The ban will now take effect nine months after the SEC issues a final rule defining the term, “municipal advisor,” and creating a process for municipal advisors to register with the SEC (under the 1934 Securities and Exchange Act). The rule regarding municipal advisors is expected to be issued later this year. The proposed rule was issued in December, 2010, and an interim final rule is set to expire on September 30, 2012.
The Federal Pay-to-Play Rule went into effect last year and, among other things, restricts the ability of investment advisers, and their “covered associates,” to make political contributions to candidates and elected officials who have the ability to influence investment decisions by government entities, primarily public pension funds. A prohibited contribution triggers a two-year ban on compensation.

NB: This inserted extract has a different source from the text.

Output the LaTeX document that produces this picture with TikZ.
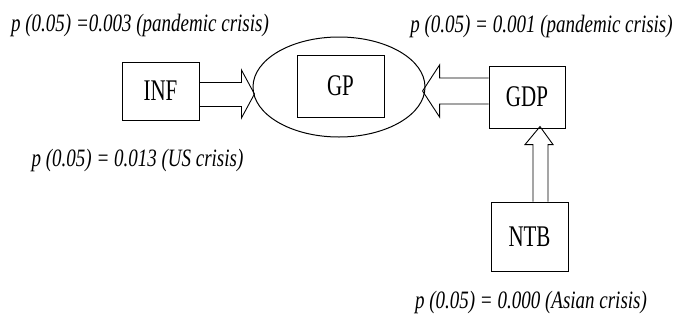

The Federal Pay-to-Play Rule also prohibits an adviser from paying any third-party to solicit advisory business from a government entity on its behalf unless the third-party is an SEC-registered investment adviser or a registered broker or dealer subject to pay-to-play restrictions adopted by a registered national securities association, like the Financial Industry Regulatory Authority. FINRA has yet to implement a pay-to-play rule that meets these requirements. In
addition, after proposing and then withdrawing pay-to-play rules for municipal advisors, the Municipal Securities Rulemaking Board has indicated it plans to resubmit a pay-to-play proposal once the SEC finalizes the definition of a “municipal advisor.”
Thus, the SEC’s decision will give FINRA and the MSRB time to continue their rulemakings
prior to implementation of the ban on third party marketers.